Dieses relativ aufwendige Verfahren nimmt auch bei einem gut eingespielten Team einige Zeit in Anspruch und es ist Sache des Begleitpersonals in der Fahrgastgondel, so lange beruhigend auf die Fahrgäste einzuwirken, um aufkommende Panik zu verhindern.

Parallel dazu gibt es auch die Möglichkeit, Fahrgäste über eine circa 50 Zentimeter mal 50 Zentimeter große Bodenaustiegsluke mit einem in der Bahn zu befestigenden Abseilgerät auf den Boden abzuseilen – bei einer Höhe der Gondel von teilweise über 100 Metern Höhe über dem Boden eine äußerst luftige und für nicht klettergewohnte Fahrgäste eine sicherlich tief beeindruckende und einigen Mut erfordernde Angelegenheit.

Beide Verfahren werden durch das Personal der Hochfelln-Seilbahn und der Bergwacht immer wieder geübt.

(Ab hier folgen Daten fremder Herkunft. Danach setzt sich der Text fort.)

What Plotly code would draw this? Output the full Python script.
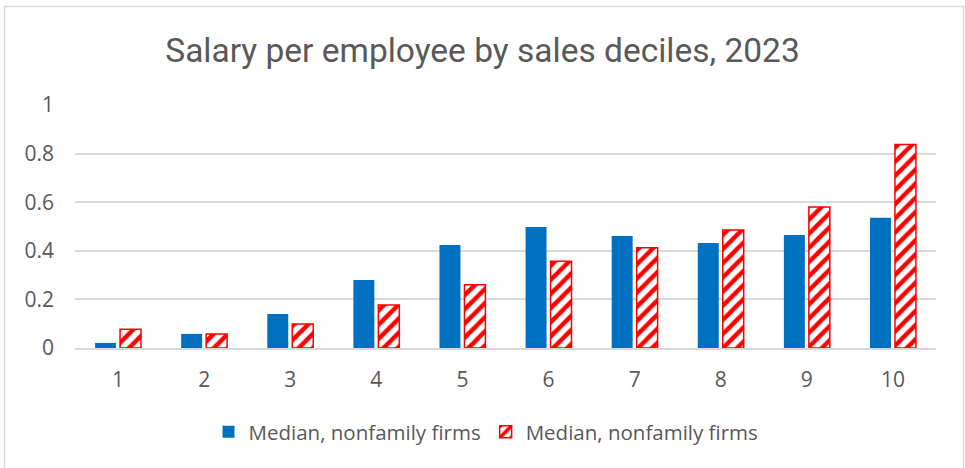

Die Gondel konnte so nach rund zwei Stunden geleert und alle Insassen wohlbehalten zur Talstation gebracht werden.

In den über 30 Betriebsjahren der Hochfelln-Seilbahn seit August 1970 (untere Sektion) beziehungsweise Januar 1971 (obere Sektion) mussten diese Verfahren erst zweimal angewendet werden. In beiden Fällen konnten alle Fahrgäste wohlbehalten geborgen und zur Talstation gebracht werden. Diejenigen, die damals abgeseilt worden sind, werden bestimmt noch ihren Enkeln davon erzählen!